There are already green building codes that exist. The most widely known green building code in the world is LEED (Leadership and Energy and Environmental Design) by the U.S. Green Building Council. In some parts of the world, sustainable building design enjoy tax incentives. But more importantly, this is forward-thinking because government legislation will soon require all buildings to update old systems to sustainable ones. It’s just a matter of time, which is not too far from now when climate change effects are already felt by vulnerable countries.
The end goal is to achieve energy and water efficiency, among others.
More climate-resilient building design
Lastly, property builders must design establishments that are climate-proof. Financial institutions, like Moody’s and Black Rock, are actively looking into climate-resilient designs for their property acquisitions. While we are trying our best to reverse climate change through shifting to sustainable practices, we also must take defense.
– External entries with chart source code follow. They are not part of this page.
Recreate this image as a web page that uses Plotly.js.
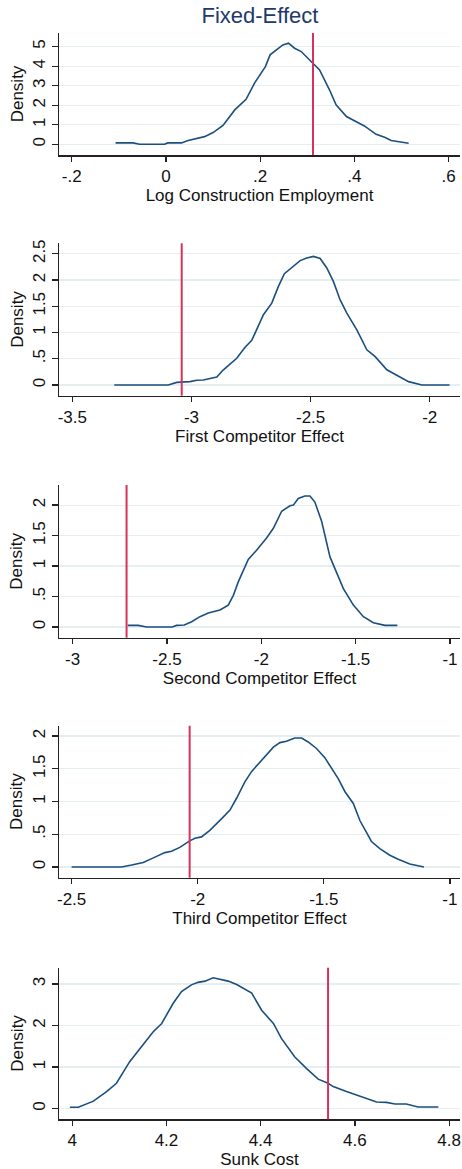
<!DOCTYPE html>
<html>
<head>
<meta charset="utf-8">
<script src="https://cdn.plot.ly/plotly-3.0.1.min.js"></script>
<style>html,body{margin:0;padding:0;background:#fff;}#chart{width:462px;height:1169px;}</style>
</head>
<body>
<div id="chart"></div>
<script>
// ---------- data ----------
const titles = ["Log Construction Employment","First Competitor Effect","Second Competitor Effect","Third Competitor Effect","Sunk Cost"];

const x1 = [-0.107,-0.07,-0.056,-0.003,0.004,0.033,0.047,0.082,0.1,0.121,0.146,0.17,0.188,0.211,0.221,0.238,0.248,0.26,0.273,0.287,0.312,0.326,0.347,0.361,0.383,0.404,0.421,0.446,0.464,0.478,0.499,0.515];
const y1 = [0.07,0.07,0,0,0.07,0.07,0.19,0.39,0.6,0.96,1.76,2.3,3.13,3.98,4.58,4.92,5.09,5.18,4.92,4.75,4.15,3.81,2.79,2.02,1.42,1.16,0.94,0.51,0.36,0.19,0.12,0.05];

const x2 = [-3.324,-3.097,-3.062,-3.006,-2.978,-2.95,-2.894,-2.866,-2.81,-2.775,-2.747,-2.698,-2.663,-2.635,-2.61,-2.572,-2.544,-2.516,-2.488,-2.46,-2.432,-2.404,-2.376,-2.348,-2.306,-2.264,-2.229,-2.18,-2.131,-2.089,-2.033,-1.917];
const y2 = [0,0,0.05,0.064,0.09,0.095,0.15,0.29,0.51,0.72,0.85,1.34,1.56,1.88,2.12,2.26,2.37,2.42,2.45,2.41,2.23,1.97,1.62,1.37,1.05,0.67,0.54,0.29,0.16,0.064,0,0];

const x3 = [-2.708,-2.652,-2.608,-2.472,-2.449,-2.408,-2.369,-2.325,-2.281,-2.219,-2.175,-2.148,-2.122,-2.069,-2.025,-1.972,-1.936,-1.892,-1.848,-1.83,-1.804,-1.769,-1.742,-1.716,-1.68,-1.636,-1.565,-1.512,-1.459,-1.406,-1.345,-1.279];
const y3 = [0.027,0.027,0,0,0.027,0.033,0.087,0.17,0.23,0.28,0.36,0.52,0.74,1.11,1.26,1.46,1.62,1.9,1.99,2.0,2.11,2.15,2.15,2.05,1.73,1.15,0.63,0.36,0.17,0.071,0.027,0.027];

const x4 = [-2.5,-2.302,-2.262,-2.216,-2.176,-2.13,-2.104,-2.071,-2.032,-2.011,-1.985,-1.952,-1.905,-1.872,-1.846,-1.813,-1.786,-1.74,-1.70,-1.674,-1.648,-1.615,-1.588,-1.562,-1.529,-1.496,-1.443,-1.416,-1.383,-1.357,-1.311,-1.278,-1.238,-1.205,-1.159,-1.103];
const y4 = [0,0,0.03,0.07,0.14,0.22,0.24,0.30,0.40,0.44,0.46,0.56,0.74,0.87,1.05,1.30,1.46,1.66,1.83,1.90,1.92,1.97,1.97,1.91,1.81,1.67,1.35,1.15,0.97,0.71,0.39,0.28,0.18,0.12,0.046,0];

const x5 = [3.995,4.013,4.045,4.073,4.094,4.122,4.144,4.172,4.19,4.214,4.232,4.253,4.267,4.282,4.299,4.313,4.331,4.349,4.381,4.402,4.427,4.444,4.472,4.497,4.522,4.543,4.554,4.582,4.603,4.646,4.667,4.685,4.709,4.734,4.777];
const y5 = [0.032,0.032,0.18,0.41,0.61,1.13,1.45,1.85,2.05,2.53,2.82,2.98,3.04,3.07,3.15,3.11,3.07,2.99,2.78,2.37,2.05,1.69,1.25,0.97,0.71,0.61,0.53,0.41,0.33,0.16,0.15,0.11,0.11,0.04,0.04];

const refLines = [0.312, -3.041, -2.714, -2.032, 4.543];

const xTickVals = [[-0.2,0,0.2,0.4,0.6],[-3.5,-3,-2.5,-2],[-3,-2.5,-2,-1.5,-1],[-2.5,-2,-1.5,-1],[4,4.2,4.4,4.6,4.8]];
const xTickText = [["-.2","0",".2",".4",".6"],["-3.5","-3","-2.5","-2"],["-3","-2.5","-2","-1.5","-1"],["-2.5","-2","-1.5","-1"],["4","4.2","4.4","4.6","4.8"]];
const yTickVals = [[0,1,2,3,4,5],[0,0.5,1,1.5,2,2.5],[0,0.5,1,1.5,2],[0,0.5,1,1.5,2],[0,1,2,3]];
const yTickText = [["0","1","2","3","4","5"],["0",".5","1","1.5","2","2.5"],["0",".5","1","1.5","2"],["0",".5","1","1.5","2"],["0","1","2","3"]];

// ---------- layout helpers ----------
const W = 462, H = 1169;
const xRanges = [[-0.227,0.624],[-3.556,-1.873],[-3.072,-0.947],[-2.55,-0.96],[3.972,4.823]];
const yRanges = [[-0.55,5.70],[-0.204,2.70],[-0.175,2.33],[-0.163,2.158],[-0.257,3.393]];
const panelPx = [[33,155],[243.3,395.7],[485,637.7],[725.7,877.7],[967.7,1119.3]];
const xs = [x1,x2,x3,x4,x5], ys = [y1,y2,y3,y4,y5];

const FONT = "Liberation Sans, Arial, sans-serif";
const traces = [], shapes = [];
const layout = {
  width: W, height: H,
  margin: {l:0, r:0, t:0, b:0},
  paper_bgcolor: "#fff", plot_bgcolor: "#fff",
  showlegend: false,
  font: {family: FONT, color: "#111", size: 17},
  title: {text: "Fixed-Effect", font: {family: FONT, size: 22, color: "#1e3a6b"}, x: 260/W, xanchor: "center", y: 1 - 15/H, yanchor: "middle", xref: "paper", yref: "paper"},
  shapes: shapes
};

for (let i = 0; i < 5; i++) {
  const n = i === 0 ? "" : String(i + 1);
  traces.push({
    type: "scatter", mode: "lines", x: xs[i], y: ys[i],
    xaxis: "x" + n, yaxis: "y" + n,
    line: {color: "#1a4f7f", width: 1.6},
    hoverinfo: "skip"
  });
  shapes.push({
    type: "line", xref: "x" + n, yref: "y" + n + " domain",
    x0: refLines[i], x1: refLines[i], y0: 0, y1: 1,
    line: {color: "#d6325a", width: 2}
  });
  const [top, bot] = panelPx[i];
  layout["xaxis" + n] = {
    domain: [59/W, 460/W], anchor: "y" + n,
    range: xRanges[i], tickvals: xTickVals[i], ticktext: xTickText[i],
    showgrid: false, zeroline: false,
    showline: true, linecolor: "#222", linewidth: 1.5,
    ticks: "outside", ticklen: 5, tickwidth: 1.3, tickcolor: "#222",
    tickfont: {size: 17, family: FONT, color: "#111"},
    title: {text: titles[i], font: {size: 17, family: FONT, color: "#111"}, standoff: 1}
  };
  layout["yaxis" + n] = {
    domain: [1 - bot/H, 1 - top/H], anchor: "x" + n,
    range: yRanges[i], tickvals: yTickVals[i], ticktext: yTickText[i],
    tickangle: -90,
    showgrid: true, gridcolor: "#e6eff0", gridwidth: 1.2, zeroline: false,
    showline: true, linecolor: "#222", linewidth: 1.5,
    ticks: "outside", ticklen: 6, tickwidth: 1.3, tickcolor: "#222",
    tickfont: {size: 17, family: FONT, color: "#111"},
    title: {text: "Density", font: {size: 17, family: FONT, color: "#111"}, standoff: 2}
  };
}

Plotly.newPlot("chart", traces, layout, {staticPlot: true, displayModeBar: false});
</script>
</body>
</html>
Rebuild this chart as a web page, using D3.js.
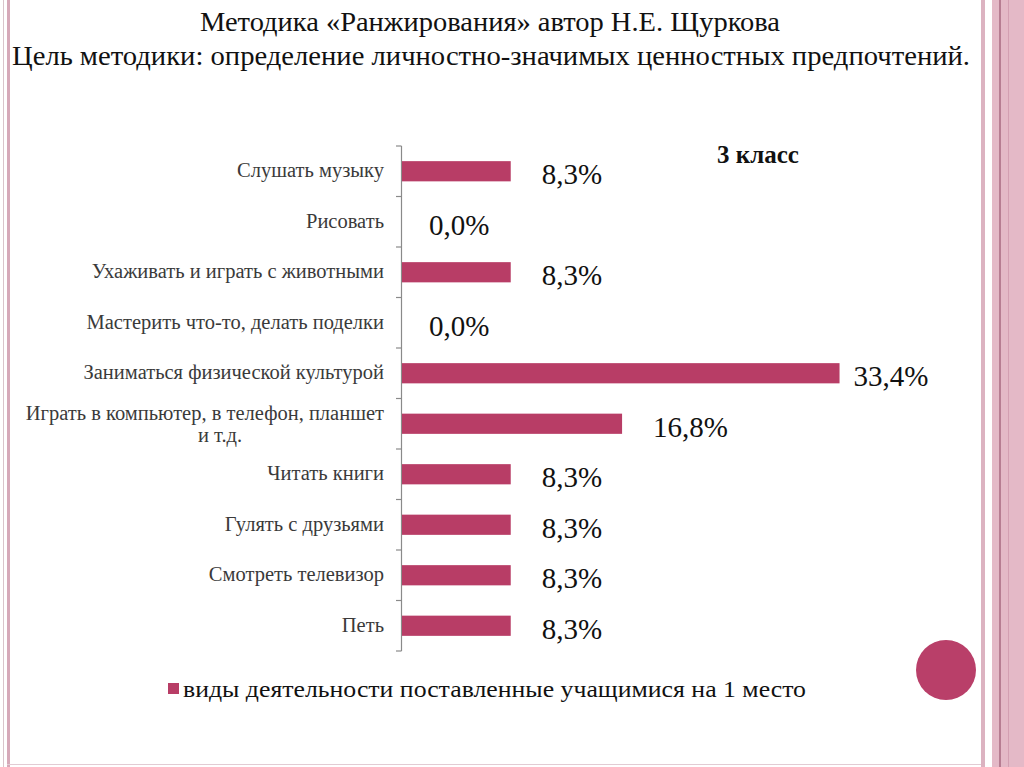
<!DOCTYPE html>
<html><head><meta charset="utf-8">
<script src="https://cdn.jsdelivr.net/npm/d3@7"></script>
<style>body{margin:0;background:#fff}svg{display:block}text{font-family:"Liberation Serif","Times New Roman",serif}</style>
</head><body>
<svg id="c" width="1024" height="767"></svg>
<script>
const titleLines = ["Методика «Ранжирования» автор Н.Е. Щуркова", "Цель методики: определение личностно-значимых ценностных предпочтений."];
const categories = [
  "Слушать музыку",
  "Рисовать",
  "Ухаживать и играть с животными",
  "Мастерить что-то, делать поделки",
  "Заниматься физической культурой",
  "Играть в компьютер, в телефон, планшет|и т.д.",
  "Читать книги",
  "Гулять с друзьями",
  "Смотреть телевизор",
  "Петь"
];
const values = [8.3, 0.0, 8.3, 0.0, 33.4, 16.8, 8.3, 8.3, 8.3, 8.3];
const valueLabels = ["8,3%", "0,0%", "8,3%", "0,0%", "33,4%", "16,8%", "8,3%", "8,3%", "8,3%", "8,3%"];
const seriesName = "виды деятельности поставленные учащимися на 1 место";
const chartLabel = "3 класс";

const svg = d3.select("#c");
const barColor = "#b83d66";

// frame decoration
svg.append("rect").attr("x",3).attr("y",0).attr("width",1).attr("height",767).attr("fill","#d9c4cb");
svg.append("rect").attr("x",7).attr("y",0).attr("width",3).attr("height",767).attr("fill","#d6a9b9");
svg.append("rect").attr("x",7).attr("y",764).attr("width",976).attr("height",1).attr("fill","#e2cbd3");
svg.append("rect").attr("x",981).attr("y",0).attr("width",4).attr("height",767).attr("fill","#dcb3c1");
svg.append("rect").attr("x",992).attr("y",0).attr("width",32).attr("height",767).attr("fill","#e4b9c7");
svg.append("rect").attr("x",999).attr("y",0).attr("width",2).attr("height",767).attr("fill","#b77d92");
svg.append("rect").attr("x",1008).attr("y",0).attr("width",1).attr("height",767).attr("fill","#d39fb2");
svg.append("circle").attr("cx",946).attr("cy",670).attr("r",30).attr("fill","#b93f69");

// titles
svg.append("text").attr("x",490).attr("y",31).attr("text-anchor","middle")
  .attr("font-size",27).attr("fill","#111")
  .attr("textLength",580).attr("lengthAdjust","spacingAndGlyphs").text(titleLines[0]);
svg.append("text").attr("x",491).attr("y",65).attr("text-anchor","middle")
  .attr("font-size",27).attr("fill","#111")
  .attr("textLength",958).attr("lengthAdjust","spacingAndGlyphs").text(titleLines[1]);

// scales
const x = d3.scaleLinear().domain([0, 40]).range([402, 926]);
const y = d3.scaleBand().domain(categories).range([146, 651]).paddingInner(0.6).paddingOuter(0.3);

// axis line + ticks at band boundaries
const g = svg.append("g");
g.append("line").attr("x1",401.5).attr("x2",401.5).attr("y1",146).attr("y2",651).attr("stroke","#8a8a8a").attr("stroke-width",1.2);
const boundaries = d3.range(categories.length + 1).map(i => 146 + i * (651-146)/categories.length);
g.selectAll("line.tick").data(boundaries).join("line").attr("class","tick")
  .attr("x1",396).attr("x2",401.5).attr("y1",d=>d).attr("y2",d=>d).attr("stroke","#8a8a8a").attr("stroke-width",1.2);

// category labels
categories.forEach((c,i)=>{
  const parts = c.split("|");
  const cy = y(c) + y.bandwidth()/2;
  const t = svg.append("text").attr("text-anchor","end")
    .attr("font-size",20.5).attr("fill","#3a3a3a");
  if (parts.length === 1) {
    t.attr("x",384).attr("y",cy+6).text(c);
  } else {
    t.append("tspan").attr("x",384).attr("y",cy-4).text(parts[0]);
    t.append("tspan").attr("x",220).attr("text-anchor","middle").attr("y",cy+18).text(parts[1]);
  }
});

// bars
svg.selectAll("rect.bar").data(values).join("rect").attr("class","bar")
  .attr("x",x(0)).attr("y",(d,i)=>y(categories[i]))
  .attr("width",d=>x(d)-x(0)).attr("height",y.bandwidth()).attr("fill",barColor);

// value labels
svg.selectAll("text.val").data(values).join("text").attr("class","val")
  .attr("x",d=>x(d)+ (d>30?14:(d>0?31:27))).attr("y",(d,i)=>y(categories[i])+y.bandwidth()/2+13)
  .attr("font-size",29).attr("fill","#111")
  .text((d,i)=>valueLabels[i]);

// chart label
svg.append("text").attr("x",758).attr("y",163).attr("text-anchor","middle")
  .attr("font-weight","bold").attr("font-size",25).attr("fill","#111").text(chartLabel);

// legend
svg.append("rect").attr("x",168).attr("y",683).attr("width",11).attr("height",11).attr("fill",barColor);
svg.append("text").attr("x",183).attr("y",697).attr("font-size",23).attr("fill","#111")
  .attr("textLength",623).attr("lengthAdjust","spacingAndGlyphs").text(seriesName);
</script>
</body></html>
A climate-resilient home has to be made from eco-friendly materials, for starters. Then, it also must employ green technologies such as solar roof panels, for instance. But most of all, it must be designed to withstand strong winds, floods, and earthquakes. This lies in floodproofing the property and ensuring the integrity of the building materials being used.
For example, new designs for homes will be raising the first finished level home above the projected flood levels in the area. Basements will no longer be incorporated in newer designs. Rather, the real estate market will adjust to new construction methods and adapt to technologies.
By the looks of it, the threat of the effects of climate change is steering real estate towards a more competitive market. It’s never too late to invest. But keep in mind that a wise investor makes decisions today while thinking of the future ahead.